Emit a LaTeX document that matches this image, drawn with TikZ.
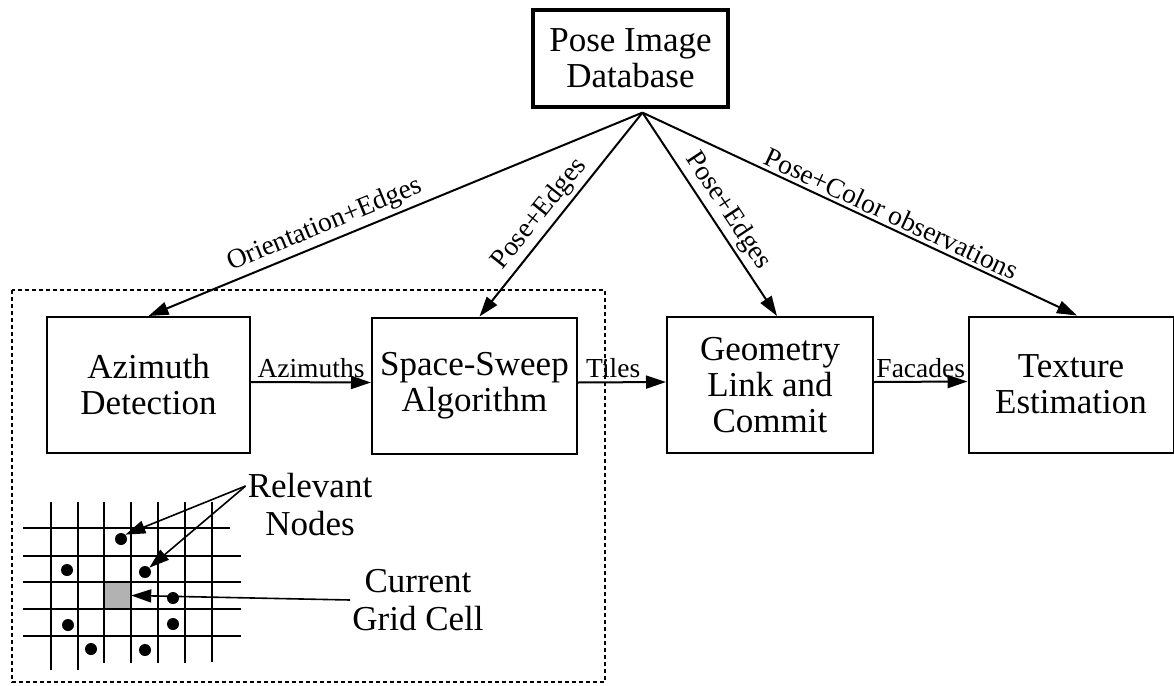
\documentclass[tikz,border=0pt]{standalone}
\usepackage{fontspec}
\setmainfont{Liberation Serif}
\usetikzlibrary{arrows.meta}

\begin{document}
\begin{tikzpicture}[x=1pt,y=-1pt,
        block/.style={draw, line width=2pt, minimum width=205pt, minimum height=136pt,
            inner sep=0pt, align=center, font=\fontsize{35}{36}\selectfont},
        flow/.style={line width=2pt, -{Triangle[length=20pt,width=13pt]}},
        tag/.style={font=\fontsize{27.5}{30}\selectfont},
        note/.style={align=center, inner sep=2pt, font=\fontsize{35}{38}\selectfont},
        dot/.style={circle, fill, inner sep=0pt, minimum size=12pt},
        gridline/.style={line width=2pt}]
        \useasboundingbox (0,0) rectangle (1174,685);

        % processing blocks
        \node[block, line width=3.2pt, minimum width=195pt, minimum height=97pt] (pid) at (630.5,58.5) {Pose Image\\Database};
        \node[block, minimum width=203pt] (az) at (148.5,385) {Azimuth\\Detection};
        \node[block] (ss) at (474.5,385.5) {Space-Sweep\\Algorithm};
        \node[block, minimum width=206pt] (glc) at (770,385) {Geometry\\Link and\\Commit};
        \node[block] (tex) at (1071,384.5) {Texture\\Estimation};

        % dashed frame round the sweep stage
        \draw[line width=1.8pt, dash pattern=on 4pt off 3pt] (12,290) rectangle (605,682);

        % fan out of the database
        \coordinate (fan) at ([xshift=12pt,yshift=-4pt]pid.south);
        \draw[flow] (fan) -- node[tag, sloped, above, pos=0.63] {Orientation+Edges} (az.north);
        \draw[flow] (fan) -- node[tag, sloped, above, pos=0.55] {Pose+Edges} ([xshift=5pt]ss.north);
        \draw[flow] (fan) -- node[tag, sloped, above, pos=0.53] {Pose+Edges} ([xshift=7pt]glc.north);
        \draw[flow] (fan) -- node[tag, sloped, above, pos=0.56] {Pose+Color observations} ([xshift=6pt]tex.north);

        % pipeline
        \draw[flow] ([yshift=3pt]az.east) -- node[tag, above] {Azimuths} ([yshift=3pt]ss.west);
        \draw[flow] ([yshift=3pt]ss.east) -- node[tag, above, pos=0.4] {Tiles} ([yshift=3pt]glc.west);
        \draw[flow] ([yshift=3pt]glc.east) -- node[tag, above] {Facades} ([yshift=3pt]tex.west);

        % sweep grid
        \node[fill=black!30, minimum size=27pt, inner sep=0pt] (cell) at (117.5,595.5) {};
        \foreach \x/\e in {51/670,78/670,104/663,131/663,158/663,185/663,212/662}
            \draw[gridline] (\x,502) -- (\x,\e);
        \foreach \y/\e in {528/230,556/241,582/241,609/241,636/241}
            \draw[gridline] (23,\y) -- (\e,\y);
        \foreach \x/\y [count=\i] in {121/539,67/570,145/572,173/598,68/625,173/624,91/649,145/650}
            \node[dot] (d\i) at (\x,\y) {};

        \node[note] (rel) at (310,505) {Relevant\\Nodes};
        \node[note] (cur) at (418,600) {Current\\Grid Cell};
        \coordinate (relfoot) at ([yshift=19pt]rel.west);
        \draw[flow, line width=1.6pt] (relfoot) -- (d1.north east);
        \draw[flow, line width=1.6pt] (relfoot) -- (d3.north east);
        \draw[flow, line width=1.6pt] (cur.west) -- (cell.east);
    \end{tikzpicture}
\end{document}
----------------------------------------
The problem ▸
Repeat all of the data above word for word, minus the pictures.

Expected answer ▸
Emit a LaTeX document that matches this image, drawn with TikZ.
\documentclass[tikz,border=0pt]{standalone}
\usepackage{fontspec}
\setmainfont{Liberation Serif}
\usetikzlibrary{arrows.meta}

\begin{document}
\begin{tikzpicture}[x=1pt,y=-1pt,
        block/.style={draw, line width=2pt, minimum width=205pt, minimum height=136pt,
            inner sep=0pt, align=center, font=\fontsize{35}{36}\selectfont},
        flow/.style={line width=2pt, -{Triangle[length=20pt,width=13pt]}},
        tag/.style={font=\fontsize{27.5}{30}\selectfont},
        note/.style={align=center, inner sep=2pt, font=\fontsize{35}{38}\selectfont},
        dot/.style={circle, fill, inner sep=0pt, minimum size=12pt},
        gridline/.style={line width=2pt}]
        \useasboundingbox (0,0) rectangle (1174,685);

        % processing blocks
        \node[block, line width=3.2pt, minimum width=195pt, minimum height=97pt] (pid) at (630.5,58.5) {Pose Image\\Database};
        \node[block, minimum width=203pt] (az) at (148.5,385) {Azimuth\\Detection};
        \node[block] (ss) at (474.5,385.5) {Space-Sweep\\Algorithm};
        \node[block, minimum width=206pt] (glc) at (770,385) {Geometry\\Link and\\Commit};
        \node[block] (tex) at (1071,384.5) {Texture\\Estimation};

        % dashed frame round the sweep stage
        \draw[line width=1.8pt, dash pattern=on 4pt off 3pt] (12,290) rectangle (605,682);

        % fan out of the database
        \coordinate (fan) at ([xshift=12pt,yshift=-4pt]pid.south);
        \draw[flow] (fan) -- node[tag, sloped, above, pos=0.63] {Orientation+Edges} (az.north);
        \draw[flow] (fan) -- node[tag, sloped, above, pos=0.55] {Pose+Edges} ([xshift=5pt]ss.north);
        \draw[flow] (fan) -- node[tag, sloped, above, pos=0.53] {Pose+Edges} ([xshift=7pt]glc.north);
        \draw[flow] (fan) -- node[tag, sloped, above, pos=0.56] {Pose+Color observations} ([xshift=6pt]tex.north);

        % pipeline
        \draw[flow] ([yshift=3pt]az.east) -- node[tag, above] {Azimuths} ([yshift=3pt]ss.west);
        \draw[flow] ([yshift=3pt]ss.east) -- node[tag, above, pos=0.4] {Tiles} ([yshift=3pt]glc.west);
        \draw[flow] ([yshift=3pt]glc.east) -- node[tag, above] {Facades} ([yshift=3pt]tex.west);

        % sweep grid
        \node[fill=black!30, minimum size=27pt, inner sep=0pt] (cell) at (117.5,595.5) {};
        \foreach \x/\e in {51/670,78/670,104/663,131/663,158/663,185/663,212/662}
            \draw[gridline] (\x,502) -- (\x,\e);
        \foreach \y/\e in {528/230,556/241,582/241,609/241,636/241}
            \draw[gridline] (23,\y) -- (\e,\y);
        \foreach \x/\y [count=\i] in {121/539,67/570,145/572,173/598,68/625,173/624,91/649,145/650}
            \node[dot] (d\i) at (\x,\y) {};

        \node[note] (rel) at (310,505) {Relevant\\Nodes};
        \node[note] (cur) at (418,600) {Current\\Grid Cell};
        \coordinate (relfoot) at ([yshift=19pt]rel.west);
        \draw[flow, line width=1.6pt] (relfoot) -- (d1.north east);
        \draw[flow, line width=1.6pt] (relfoot) -- (d3.north east);
        \draw[flow, line width=1.6pt] (cur.west) -- (cell.east);
    \end{tikzpicture}
\end{document}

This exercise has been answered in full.